- Il-20 schematic

General information
- Type: Ground-attack aircraft prototype
- Manufacturer: Ilyushin
- Number built: 1

History
- First flight: 5 December 1948

= Ilyushin Il-20 (1948) =

Attack aircraft prototype by Ilyushin

The Ilyushin Il-20 was a Soviet prototype for a heavily armored ground-attack aircraft to replace the Ilyushin Il-10. It featured a number of innovative concepts including a cockpit mounted on top of the engine, directly behind the propeller, and wing-mounted autocannon that could be adjusted on the ground to fire level or depressed 23° to allow the aircraft to strafe ground targets while remaining in level flight. However it was slower than the Il-10, and its M-47 engine was problematic in flight tests in 1948–49. It was not placed into production. The test pilots called the aircraft the Gorbach (Hunchback).

==Development==
Ilyushin's concept to meet the 1947 requirement for a superior aircraft to the Il-10 in performance and firepower was a heavily armored, single-engine, all-metal, low-wing monoplane powered by the newly developed M-47—also known as the MF-45Sh or M-45Sh—liquid-cooled engine, which developed 3000 hp at takeoff. The design's most notable feature was the pilot's cockpit mounted directly above the engine, reminiscent of the Blackburn Blackburn and Blackburn Cubaroo. Furthermore, the cockpit was situated directly behind the four-bladed propeller to maximize pilot visibility. The windshield extended down to the propeller hub and provided the pilot with a 37° downward field of view; in a medium dive he could view targets directly underneath the aircraft.

As was traditional with Ilyushin's ground-attack aircraft the Il-20 used a load-bearing armored shell to protect the pilot and gunner as well as the engine, fuel, lubrication and cooling systems. The thickness of the armor varied between 6 and 15 mm and weighed a total of 1840 kg. The pilot's canopy used armored glass 100 mm thick for the main windshield and 65 mm for the quarterlights.

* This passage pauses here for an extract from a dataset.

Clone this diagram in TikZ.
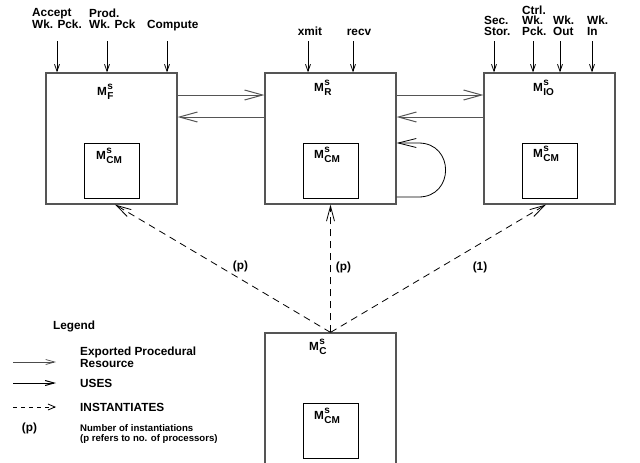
\documentclass[tikz,border=0pt]{standalone}
\usepackage{fontspec}
\setmainfont{Liberation Sans}
\usepackage{tikz}
\usetikzlibrary{arrows.meta}
\definecolor{boxgray}{RGB}{85,85,85}
\newcommand{\subfont}{\fontsize{10}{10}\selectfont}
\newcommand{\modname}[1]{M\kern0.4pt\rlap{\raisebox{5.5pt}{\subfont s}}\raisebox{-4pt}{\subfont #1}}

\begin{document}
\begin{tikzpicture}[x=1pt, y=-1pt,
    every node/.style={inner sep=0pt, font=\bfseries\fontsize{11.8}{10.5}\selectfont},
    modbox/.style={draw=boxgray, line width=1.2pt, minimum width=131pt, minimum height=131pt},
    cmbox/.style={draw=black, line width=0.9pt, minimum width=55pt, minimum height=55pt},
    inarrow/.style={black, line width=0.8pt, -{Straight Barb[length=7pt,width=5pt]}},
    expo/.style={boxgray, line width=1pt, -{Straight Barb[length=18pt,width=10pt]}},
    loopy/.style={black, line width=0.8pt, -{Straight Barb[length=18pt,width=9pt]}},
    inst/.style={black, line width=0.8pt, dash pattern=on 7pt off 5pt, -{Straight Barb[length=15pt,width=8pt]}},
    lgexpo/.style={black!70, line width=0.7pt, -{Straight Barb[length=9pt,width=5pt]}},
    lguses/.style={black, line width=1pt, -{Straight Barb[length=9pt,width=5pt]}},
    lginst/.style={black, line width=0.8pt, dash pattern=on 4pt off 4pt, -{Straight Barb[length=7pt,width=6pt]}}]

    \useasboundingbox (0,0) rectangle (640,463);

    %% module boxes
    \node[modbox] (mf)  at (111.5,138.5) {};
    \node[modbox] (mr)  at (330.5,138.5) {};
    \node[modbox] (mio) at (549.5,138.5) {};
    \node[modbox, minimum height=134pt] (mc) at (330.5,400) {};

    \node[cmbox] (cmf)  at (111.5,171) {};
    \node[cmbox] (cmr)  at (330.5,171) {};
    \node[cmbox] (cmio) at (549.5,171) {};
    \node[cmbox] (cmc)  at (330.5,431) {};

    \node[anchor=base west] (tf)  at (97,95)  {\modname{F}};
    \node[anchor=base west] (tr)  at (314,91) {\modname{R}};
    \node[anchor=base west] (tio) at (533,91) {\modname{IO}};
    \node[anchor=base west] (tc)  at (309,350) {\modname{C}};

    \node[anchor=base west] (tcmf)  at (96,159)  {\modname{CM}};
    \node[anchor=base west] (tcmr)  at (314,158) {\modname{CM}};
    \node[anchor=base west] (tcmio) at (533,157) {\modname{CM}};
    \node[anchor=base west] (tcmc)  at (314,419) {\modname{CM}};

    %% inputs on top
    \node[anchor=base west, align=left] (accept)  at (32,28)  {Accept\\Wk. Pck.};
    \node[anchor=base west, align=left] (prod)    at (89,28)  {Prod.\\Wk. Pck};
    \node[anchor=base west]             (compute) at (147,28) {Compute};
    \node[anchor=base] (xmit) at (310,35) {xmit};
    \node[anchor=base] (recv) at (359,35) {recv};
    \node[anchor=base west, align=left] (secstor) at (484,35) {Sec.\\Stor.};
    \node[anchor=base west, align=left] (ctrl)    at (522,35) {Ctrl.\\Wk.\\Pck.};
    \node[anchor=base west, align=left] (wkout)   at (553,35) {Wk.\\Out};
    \node[anchor=base west, align=left] (wkin)    at (587,35) {Wk.\\In};

    \foreach \x/\n/\b in {57/a/mf,107/b/mf,167/c/mf,308/d/mr,353/e/mr,
                          494/f/mio,533/g/mio,560/h/mio,592/i/mio}
      { \coordinate (in\n) at (\x,41);
        \draw[inarrow] (in\n) -- (in\n |- \b.north); }

    %% exported resources
    \draw[expo] ([yshift=43.5pt]mf.east) -- ([yshift=43.5pt]mr.west);
    \draw[expo] ([yshift=21.5pt]mr.west) -- ([yshift=21.5pt]mf.east);
    \draw[expo] ([yshift=43.5pt]mr.east) -- ([yshift=43.5pt]mio.west);
    \draw[expo] ([yshift=21.5pt]mio.west) -- ([yshift=21.5pt]mr.east);
    \draw[loopy] ([yshift=-58.5pt]mr.east) -- ++(22,0)
      .. controls +(36,0) and +(36,0) .. ([xshift=22pt,yshift=-4.5pt]mr.east)
      -- ([yshift=-4.5pt]mr.east);

    %% instantiations
    \draw[inst] (mc.north) -- ([xshift=3.5pt]mf.south);
    \draw[inst] (mc.north) -- (mr.south);
    \draw[inst] (mc.north) -- ([xshift=-3.5pt]mio.south);
    \node[anchor=base] (nf)  at (240.5,269) {(p)};
    \node[anchor=base] (nr)  at (343.5,270) {(p)};
    \node[anchor=base] (nio) at (480,270)   {(1)};

    %% legend
    \node[anchor=base west] (legend) at (53,329) {Legend};
    \foreach \y/\s [count=\i] in {362/lgexpo,383/lguses,407/lginst}
      { \coordinate (lgs\i) at (13,\y);
        \coordinate (lge\i) at (56,\y);
        \draw[\s] (lgs\i) -- (lge\i); }
    \node[anchor=base west, align=left] (lgtxta) at (80,367) {Exported Procedural\\Resource};
    \node[anchor=base west] (lgtxtb) at (80,387) {USES};
    \node[anchor=base west] (lgtxtc) at (80,411) {INSTANTIATES};
    \node[anchor=base] (lgp) at (29.5,431) {(p)};
    \node[anchor=base west, align=left, font=\bfseries\fontsize{9.6}{10}\selectfont] (lgtxtd) at (80,441)
      {Number of instantiations\\(p refers to no. of processors)};

  \end{tikzpicture}
\end{document}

A wide variety of armament suites were considered for the Il-20. One involved two wing-mounted 23 mm cannon and two others mounted in the fuselage, fixed downwards at a 23° angle for strafing targets in level flight. This version's normal bombload was only 400 kg, but 700 kg could be carried in overload condition or four RS-132 rockets could be carried instead. Another version used one 45 mm cannon, two 23 mm guns and six underwing rockets. Most studies placed the rear gunner in a dorsal turret separated from the cockpit by the main fuel tank, but one study put him in an armored Il-K8 rear turret, but this required a longer fuselage and moving the wings aft to maintain the CG in the right place.

The obliquely-mounted fuselage cannon were thought to be too difficult to aim and were not included in the prototype; the weight savings allowed the ammunition for the four 23 mm Shpital'nyy Sh-3 wing-mounted guns to be increased to 900 rounds. One additional innovation in the prototype was that they could be adjusted on the ground to fire at a 23° downward angle in addition to the normal level position. The dorsal gunner also fired a Sh-3 gun, which was mounted in a separate, remotely controlled, Il-VU-11 turret that could traverse through 180° and elevated to a maximum of 80°. A cassette of ten AG-2 aerial grenades was provided to deter any fighters approaching from below. Maximum bomb load was 1190 kg and four bomb bays were provided in the wing center-section for small bombs. Alternatively two 500 kg bombs could be carried on wing racks. Launch rails were provided for four 132 mm RS-132 rockets.

The prototype was completed on 27 November 1948 and its first flight was shortly afterwards on 4 December. The best speed that the Il-20 could manage was only 515 km/h at an altitude of 2800 m, 36 km/h slower than the Il-10 at the same altitude, possibly a consequence of the increased drag and weight penalties inherent in the greater fuselage cross-section and area as a result of the placement of the pilot above the engine. The new M-47 engine proved to be defective with severe vibration problems. Other problems were that the Air Force was not satisfied with the armament and that access to the engine for routine maintenance was severely hampered by the placement of the cockpit over the engine. Another concern was the close placement of the cockpit to the propeller; this was believed to increase the risk to the pilot if he had to bail out or make a belly landing—in which case the bent propeller blades might hit the canopy.

These issues, coupled with emerging jet engine technology, led to the cancellation of the Il-20 program on 14 May 1949.